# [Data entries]
======

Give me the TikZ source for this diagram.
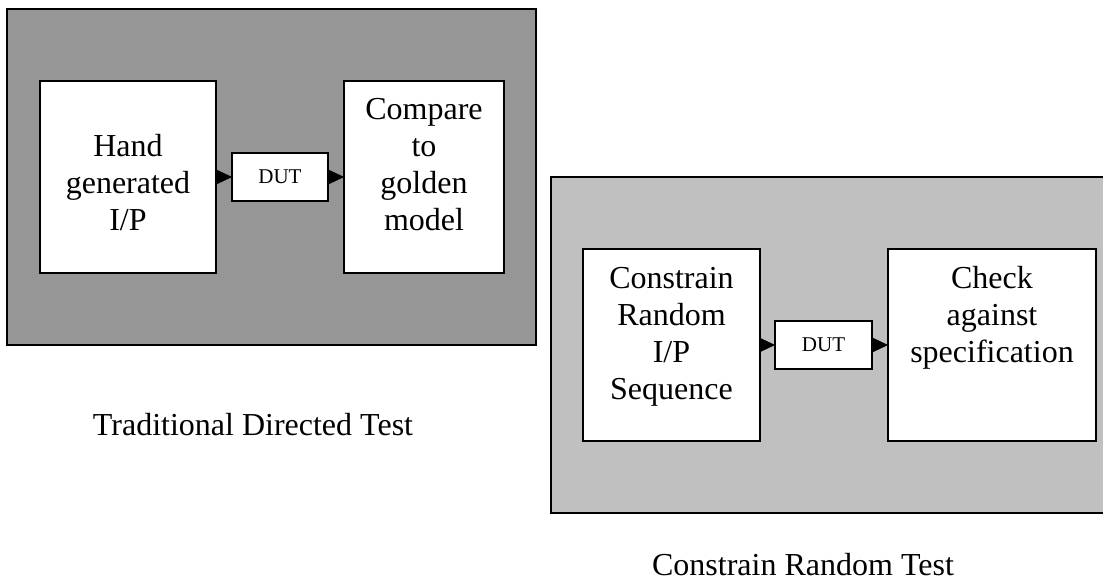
\documentclass[tikz,border=0pt]{standalone}
\usepackage{fontspec}
\setmainfont{Liberation Serif}
\usetikzlibrary{arrows.meta}

% multi-line box text, top aligned: first baseline 39pt below the top, 37pt line pitch
\newcommand\blocklines[3]{%
  \parbox[c][#2][t]{#1}{\centering\fontsize{32pt}{37pt}\selectfont
    \vspace*{17pt}\rule{0pt}{22pt}#3}}

\tikzset{
  panel/.style={line width=1.2pt, draw=black},
  block/.style={draw=black, fill=white, line width=1.2pt, inner sep=0pt, outer sep=0pt},
  dutbox/.style={draw=black, fill=white, line width=1.2pt, inner sep=0pt, outer sep=0pt,
    minimum width=96pt, minimum height=48pt, font=\fontsize{21pt}{24pt}\selectfont},
  feed/.style={line width=1pt, -{Triangle[length=15pt, width=14pt]}},
  caption/.style={anchor=base, inner sep=0pt, font=\fontsize{32pt}{37pt}\selectfont}
}
\definecolor{darkpanel}{RGB}{150,150,150}
\definecolor{lightpanel}{RGB}{192,192,192}

\begin{document}
\begin{tikzpicture}[x=1pt, y=-1pt]
  \useasboundingbox (0,0) rectangle (1103,580);

  % directed test panel
  \filldraw[panel, fill=darkpanel] (7,9) rectangle (536,345);
  % constrained random panel, running off the right edge
  \fill[lightpanel] (551,177) rectangle (1103,513);
  \draw[panel] (1103,177) -- (551,177) -- (551,513) -- (1103,513);

  % directed flow
  \node[block] (hand) at (128,177) {\blocklines{176pt}{192pt}{\\Hand\\generated\\I/P}};
  \node[dutbox] (dutA) at (280,177) {DUT};
  \node[block] (golden) at (424,177) {\blocklines{160pt}{192pt}{Compare\\to\\golden\\model}};
  \draw[feed] (hand) -- (dutA);
  \draw[feed] (dutA) -- (golden);

  % random flow
  \node[block] (crand) at (671.5,345) {\blocklines{177pt}{192pt}{Constrain\\Random\\I/P\\Sequence}};
  \node[dutbox, minimum width=97pt] (dutB) at (823.5,345) {DUT};
  \node[block] (spec) at (992,345) {\blocklines{208pt}{192pt}{Check\\against\\specification}};
  \draw[feed] (crand) -- (dutB);
  \draw[feed] (dutB) -- (spec);

  % captions
  \node[caption] (capA) at (253,435) {Traditional Directed Test};
  \node[caption] (capB) at (803,575) {Constrain Random Test};
\end{tikzpicture}
\end{document}
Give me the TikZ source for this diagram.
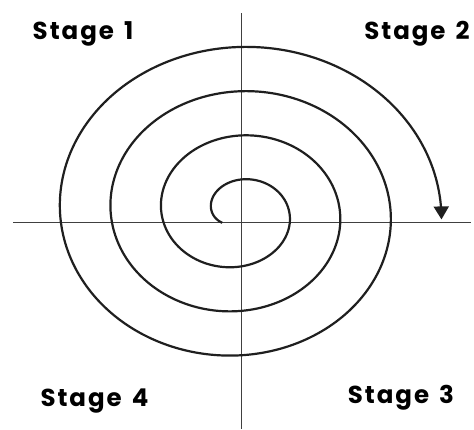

======

# [Work to complete]
Every line of the material is to be quoted exactly, with no pictures carried over.

# [Output of the exercise]
Give me the TikZ source for this diagram.
\documentclass[tikz,border=0pt]{standalone}
\usepackage{fontspec}
\setmainfont{Liberation Serif}
\usetikzlibrary{arrows.meta}

% multi-line box text, top aligned: first baseline 39pt below the top, 37pt line pitch
\newcommand\blocklines[3]{%
  \parbox[c][#2][t]{#1}{\centering\fontsize{32pt}{37pt}\selectfont
    \vspace*{17pt}\rule{0pt}{22pt}#3}}

\tikzset{
  panel/.style={line width=1.2pt, draw=black},
  block/.style={draw=black, fill=white, line width=1.2pt, inner sep=0pt, outer sep=0pt},
  dutbox/.style={draw=black, fill=white, line width=1.2pt, inner sep=0pt, outer sep=0pt,
    minimum width=96pt, minimum height=48pt, font=\fontsize{21pt}{24pt}\selectfont},
  feed/.style={line width=1pt, -{Triangle[length=15pt, width=14pt]}},
  caption/.style={anchor=base, inner sep=0pt, font=\fontsize{32pt}{37pt}\selectfont}
}
\definecolor{darkpanel}{RGB}{150,150,150}
\definecolor{lightpanel}{RGB}{192,192,192}

\begin{document}
\begin{tikzpicture}[x=1pt, y=-1pt]
  \useasboundingbox (0,0) rectangle (1103,580);

  % directed test panel
  \filldraw[panel, fill=darkpanel] (7,9) rectangle (536,345);
  % constrained random panel, running off the right edge
  \fill[lightpanel] (551,177) rectangle (1103,513);
  \draw[panel] (1103,177) -- (551,177) -- (551,513) -- (1103,513);

  % directed flow
  \node[block] (hand) at (128,177) {\blocklines{176pt}{192pt}{\\Hand\\generated\\I/P}};
  \node[dutbox] (dutA) at (280,177) {DUT};
  \node[block] (golden) at (424,177) {\blocklines{160pt}{192pt}{Compare\\to\\golden\\model}};
  \draw[feed] (hand) -- (dutA);
  \draw[feed] (dutA) -- (golden);

  % random flow
  \node[block] (crand) at (671.5,345) {\blocklines{177pt}{192pt}{Constrain\\Random\\I/P\\Sequence}};
  \node[dutbox, minimum width=97pt] (dutB) at (823.5,345) {DUT};
  \node[block] (spec) at (992,345) {\blocklines{208pt}{192pt}{Check\\against\\specification}};
  \draw[feed] (crand) -- (dutB);
  \draw[feed] (dutB) -- (spec);

  % captions
  \node[caption] (capA) at (253,435) {Traditional Directed Test};
  \node[caption] (capB) at (803,575) {Constrain Random Test};
\end{tikzpicture}
\end{document}
Give me the TikZ source for this diagram.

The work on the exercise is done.